What you need to do – The lines from the top of the material through the line with "Chart.register(...registerables);" are to be set down exactly. Leave the pictures out.

Information supplied –

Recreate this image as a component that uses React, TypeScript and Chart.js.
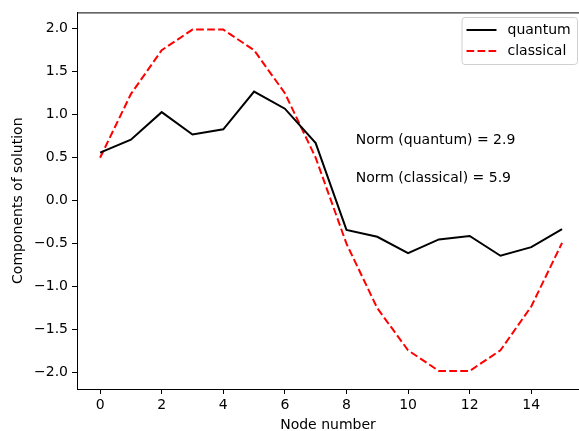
import { useEffect, useRef } from 'react';
import { Chart, registerables } from 'chart.js';

Chart.register(...registerables);

const nodes = [0, 1, 2, 3, 4, 5, 6, 7, 8, 9, 10, 11, 12, 13, 14, 15];
const quantum = [0.56, 0.71, 1.03, 0.77, 0.83, 1.27, 1.07, 0.67, -0.34, -0.42, -0.61, -0.45, -0.41, -0.64, -0.54, -0.33];
const classical = [0.5, 1.24, 1.75, 1.99, 1.99, 1.75, 1.25, 0.5, -0.5, -1.25, -1.74, -1.98, -1.98, -1.74, -1.23, -0.49];
const xTickValues = [0, 2, 4, 6, 8, 10, 12, 14];
const yTickValues = [-2, -1.5, -1, -0.5, 0, 0.5, 1, 1.5, 2];
const seriesLabels = ['quantum', 'classical'];
const annotationTexts = ['Norm (quantum) = 2.9', 'Norm (classical) = 5.9'];
const annotationX = 8.3;
const annotationY = [0.7, 0.26];

const FONT = '"DejaVu Sans", sans-serif';
const FS = 14;

const fmtY = (v: number) => (v < 0 ? '\u2212' : '') + Math.abs(v).toFixed(1);

const extrasPlugin = {
  id: 'extras',
  afterDatasetsDraw(chart: any) {
    const { ctx, chartArea, scales } = chart;
    ctx.save();
    // top spine
    ctx.strokeStyle = '#000';
    ctx.lineWidth = 1;
    ctx.beginPath();
    ctx.moveTo(chartArea.left, chartArea.top + 0.5);
    ctx.lineTo(chartArea.right, chartArea.top + 0.5);
    ctx.stroke();

    // annotations
    ctx.fillStyle = '#000';
    ctx.font = `${FS}px ${FONT}`;
    ctx.textAlign = 'left';
    ctx.textBaseline = 'middle';
    annotationTexts.forEach((t, i) => {
      ctx.fillText(t, scales.x.getPixelForValue(annotationX), scales.y.getPixelForValue(annotationY[i]));
    });

    // legend
    const right = chart.width - 1.5;
    const left = right - 115.5;
    const top = 17.5;
    const bottom = 64.5;
    const r = 3;
    ctx.beginPath();
    ctx.moveTo(left + r, top);
    ctx.lineTo(right - r, top);
    ctx.arcTo(right, top, right, top + r, r);
    ctx.lineTo(right, bottom - r);
    ctx.arcTo(right, bottom, right - r, bottom, r);
    ctx.lineTo(left + r, bottom);
    ctx.arcTo(left, bottom, left, bottom - r, r);
    ctx.lineTo(left, top + r);
    ctx.arcTo(left, top, left + r, top, r);
    ctx.closePath();
    ctx.fillStyle = 'rgba(255,255,255,0.8)';
    ctx.fill();
    ctx.strokeStyle = '#d0d0d0';
    ctx.lineWidth = 1;
    ctx.stroke();

    chart.data.datasets.forEach((ds: any, i: number) => {
      const y = 30 + i * 21;
      ctx.strokeStyle = ds.borderColor;
      ctx.lineWidth = ds.borderWidth;
      ctx.setLineDash(ds.borderDash || []);
      ctx.beginPath();
      ctx.moveTo(left + 4.5, y);
      ctx.lineTo(left + 34.5, y);
      ctx.stroke();
      ctx.setLineDash([]);
      ctx.fillStyle = '#000';
      ctx.textBaseline = 'middle';
      ctx.fillText(ds.label, left + 45.5, y);
    });
    ctx.restore();
  },
};

export default function App() {
  const ref = useRef<HTMLCanvasElement | null>(null);
  useEffect(() => {
    if (!ref.current) return;
    const chart = new Chart(ref.current, {
      type: 'line',
      data: {
        datasets: [
          {
            label: seriesLabels[0],
            data: nodes.map((x, i) => ({ x, y: quantum[i] })),
            borderColor: '#000000',
            borderWidth: 2,
            pointRadius: 0,
            tension: 0,
            fill: false,
          },
          {
            label: seriesLabels[1],
            data: nodes.map((x, i) => ({ x, y: classical[i] })),
            borderColor: '#ff0000',
            borderWidth: 2,
            borderDash: [7.7, 3.3],
            pointRadius: 0,
            tension: 0,
            fill: false,
          },
        ],
      },
      options: {
        responsive: false,
        animation: false,
        devicePixelRatio: 1,
        layout: { padding: { top: 11, left: 0, right: 0, bottom: 0 } },
        plugins: {
          legend: { display: false },
          tooltip: { enabled: false },
        },
        scales: {
          x: {
            type: 'linear',
            min: -0.75,
            max: 15.55,
            afterBuildTicks: (s: any) => {
              s.ticks = xTickValues.map((v) => ({ value: v }));
            },
            afterFit: (s: any) => {
              s.height = 42;
            },
            grid: { display: true, drawOnChartArea: false, drawTicks: true, tickLength: 5, color: '#000', lineWidth: 1 },
            border: { display: true, color: '#000', width: 1 },
            ticks: {
              color: '#000',
              font: { family: FONT, size: FS },
              padding: 3,
              maxRotation: 0,
              autoSkip: false,
              callback: (v: any) => String(v),
            },
            title: {
              display: true,
              text: 'Node number',
              color: '#000',
              font: { family: FONT, size: FS, lineHeight: 1 },
              padding: { top: 0, bottom: -1 },
            },
          },
          y: {
            type: 'linear',
            min: -2.19,
            max: 2.19,
            afterBuildTicks: (s: any) => {
              s.ticks = yTickValues.map((v) => ({ value: v }));
            },
            afterFit: (s: any) => {
              s.width = 77;
            },
            grid: { display: true, drawOnChartArea: false, drawTicks: true, tickLength: 5, color: '#000', lineWidth: 1 },
            border: { display: true, color: '#000', width: 1 },
            ticks: {
              color: '#000',
              font: { family: FONT, size: FS },
              padding: 4,
              autoSkip: false,
              callback: (v: any) => fmtY(Number(v)),
            },
            title: {
              display: true,
              text: 'Components of solution',
              color: '#000',
              font: { family: FONT, size: FS, lineHeight: 1 },
              padding: { top: 11, bottom: 0 },
            },
          },
        },
      },
      plugins: [extrasPlugin],
    });
    return () => chart.destroy();
  }, []);
  return (
    <div style={{ position: 'absolute', left: 0, top: 0, width: 579, height: 431 }}>
      <canvas ref={ref} width={579} height={431} style={{ display: 'block' }} />
    </div>
  );
}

Response to this task –
Recreate this image as a component that uses React, TypeScript and Chart.js.
import { useEffect, useRef } from 'react';
import { Chart, registerables } from 'chart.js';

Chart.register(...registerables);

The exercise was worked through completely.